▸ Given instruction
Please write out the lines of the data exactly, beginning with the first and ending with the line containing "yticks = [0, 1000, 2000, 3000, 4000]"; leave the pictures behind.

▸ Collected data
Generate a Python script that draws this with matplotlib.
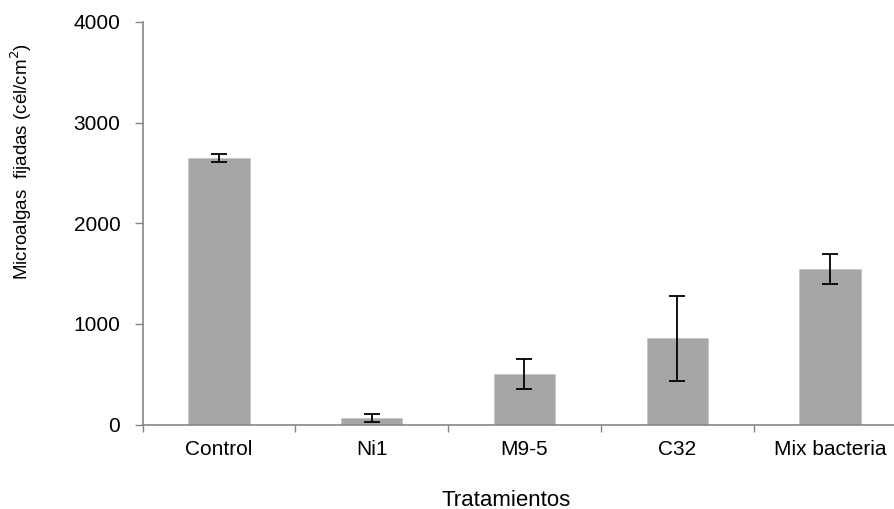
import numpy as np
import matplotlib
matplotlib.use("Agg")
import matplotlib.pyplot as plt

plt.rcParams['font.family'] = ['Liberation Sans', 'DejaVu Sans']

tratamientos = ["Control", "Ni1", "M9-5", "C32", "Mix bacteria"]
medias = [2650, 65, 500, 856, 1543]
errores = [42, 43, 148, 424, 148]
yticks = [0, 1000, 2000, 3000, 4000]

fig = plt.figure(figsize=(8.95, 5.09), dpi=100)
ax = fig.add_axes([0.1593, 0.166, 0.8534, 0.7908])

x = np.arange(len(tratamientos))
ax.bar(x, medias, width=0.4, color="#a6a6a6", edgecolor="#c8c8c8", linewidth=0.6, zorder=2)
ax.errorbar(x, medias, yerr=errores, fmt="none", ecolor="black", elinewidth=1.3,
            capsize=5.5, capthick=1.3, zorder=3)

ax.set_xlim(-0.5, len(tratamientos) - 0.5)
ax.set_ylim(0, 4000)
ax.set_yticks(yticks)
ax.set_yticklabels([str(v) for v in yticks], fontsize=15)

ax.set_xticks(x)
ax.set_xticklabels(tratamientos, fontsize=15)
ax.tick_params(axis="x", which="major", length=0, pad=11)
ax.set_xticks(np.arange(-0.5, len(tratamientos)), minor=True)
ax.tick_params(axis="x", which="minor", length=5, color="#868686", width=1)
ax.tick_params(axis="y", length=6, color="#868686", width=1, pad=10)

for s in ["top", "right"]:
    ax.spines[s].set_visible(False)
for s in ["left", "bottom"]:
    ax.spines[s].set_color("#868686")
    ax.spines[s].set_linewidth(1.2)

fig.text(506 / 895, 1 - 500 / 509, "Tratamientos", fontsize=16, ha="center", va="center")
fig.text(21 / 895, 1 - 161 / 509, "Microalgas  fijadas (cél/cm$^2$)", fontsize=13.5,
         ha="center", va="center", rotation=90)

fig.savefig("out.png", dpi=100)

▸ Task solution
Generate a Python script that draws this with matplotlib.
import numpy as np
import matplotlib
matplotlib.use("Agg")
import matplotlib.pyplot as plt

plt.rcParams['font.family'] = ['Liberation Sans', 'DejaVu Sans']

tratamientos = ["Control", "Ni1", "M9-5", "C32", "Mix bacteria"]
medias = [2650, 65, 500, 856, 1543]
errores = [42, 43, 148, 424, 148]
yticks = [0, 1000, 2000, 3000, 4000]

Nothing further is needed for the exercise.